Dijo Jesús: «Sin embargo, yo te declaro
que, a menos que un hombre naciere del espíritu, no podrá entrar en el
reino de Dios. Lo que nace de la carne, carne es, y lo que nace del
espíritu, espíritu es. Pero no debes sorprenderte de que yo haya dicho
que debes nacer de lo alto. Cuando sopla el viento, oyes el murmullo de
las hojas, pero no ves el viento —de donde viene y adonde va— y así es
con todo aquel que nace del espíritu. Con los ojos de la carne puedes
contemplar las manifestaciones del espíritu, pero no puedes en verdad
discernir el espíritu».
Replicó Nicodemo: «Pero no comprendo; ¿cómo
puede eso ser?» Dijo Jesús: «¿Es posible que tú seas un maestro en
Israel y sin embargo ignores todo esto? Se vuelve pues el deber de los
que conocen las realidades del espíritu revelar estas cosas a los que
disciernen tan sólo las manifestaciones del mundo material. Pero ¿nos
creerás a nosotros, si te decimos las verdades celestiales? ¿Tienes tú
el coraje, Nicodemo, de creer en el que ha descendido del cielo, aun en
el Hijo del Hombre?»
Y dijo Nicodemo: «Pero ¿cómo podré yo
comenzar a captar este espíritu que ha de rehacerme en preparación para
entrar al reino?» Respondió Jesús: «El espíritu del Padre en el cielo ya
reside en ti. Si te dejas conducir por este espíritu que viene de lo
alto, muy pronto comenzarás a ver con los ojos del espíritu.

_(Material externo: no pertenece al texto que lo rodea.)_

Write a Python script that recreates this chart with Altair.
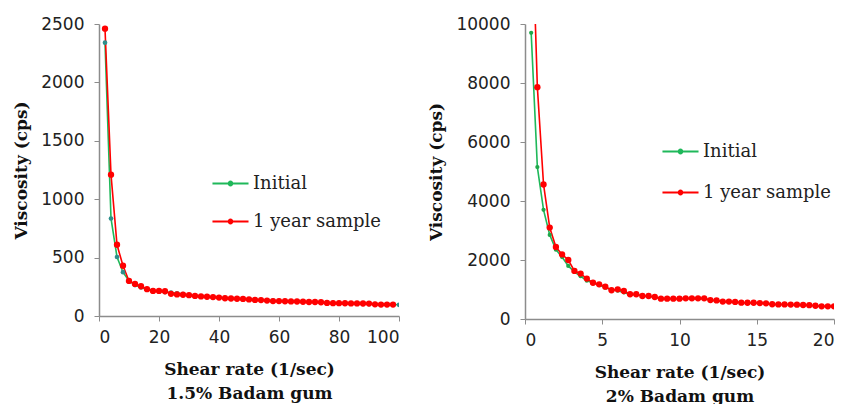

Cuando esto
ocurra y tú elijas de todo corazón seguir la dirección del espíritu,
nacerás del espíritu, puesto que tu único propósito del vivir será hacer
la voluntad de tu Padre que está en el cielo. Al encontrarte nacido del
espíritu, y feliz en el reino de Dios, comenzarás a rendir en tu vida
diaria los frutos abundantes del espíritu».
Nicodemo era completamente sincero. Estaba
profundamente afectado, pero se alejó perplejo. Nicodemo era una persona
con un yo bien desarrollado y con buen autocontrol, y aun poseía altas
cualidades morales. Era refinado, egoísta y altruista; pero no sabía
como someter su voluntad a la voluntad del Padre divino así como
un niño se somete voluntariamente a la guía y a la dirección de un
padre terrestre sabio y amante, para volverse verdaderamente hijo de Dios, heredero progresivo del reino eterno.
Pero Nicodemo supo tener fe suficiente para
llegar al reino. Protestó tímidamente cuando sus colegas del sanedrín
quisieron condenar a Jesús sin audición; y más tarde, con José de
Arimatea, confesó valientemente su fe y reclamó el cuerpo de Jesús, aun
cuando la mayoría de los discípulos habían huido atemorizados de la
escena del sufrimiento final y muerte del Maestro.